The Raft of the Medusa (French: Le Radeau de la Méduse) is a work by the French painter Théodore Géricault, and one of the icons of French Romanticism. An extremely large painting (491 × 717 cm), it was highly controversial at its first appearance in the Salon of 1819, attracting passionate praise and condemnation. The painting depicts the desperate survivors of the French frigate Medusa, which gained notoriety when it struck the Bank of Arguin off the coast of Mauritania in 1816, at their first moment of apparent rescue.

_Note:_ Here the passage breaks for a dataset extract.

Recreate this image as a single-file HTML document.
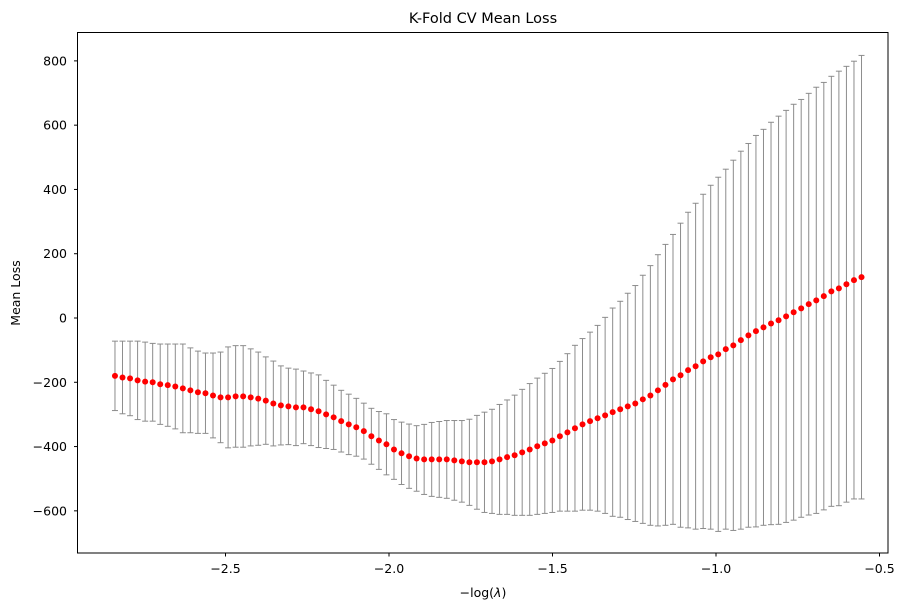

The painting was a political statement – the incompetent captain was an inexperienced but politically sound anti-Bonapartist – and an artistic achievement that galvanized romantic painting and led to a break from the neoclassical style. The work was realized on the epic scale of a history painting, yet and for the first time in France — it was based on a current news story. The unblemished musculature of the central figure, waving to the supposed rescue ship, is reminiscent of the neoclassical, but the painting is broadly romantic. The naturalism of light and shadow, authenticity of the haggard bodies, and emotional character of the composition, differentiate it from neoclassical austerity. The Raft of the Medusa was a further departure from earlier works because it depicted contemporary events with ordinary and unheroic figures, rather than religious or classical themes. However the ragged state of the figures' clothes means that the "unromantic" nature of modern dress was an issue that could be largely bypassed.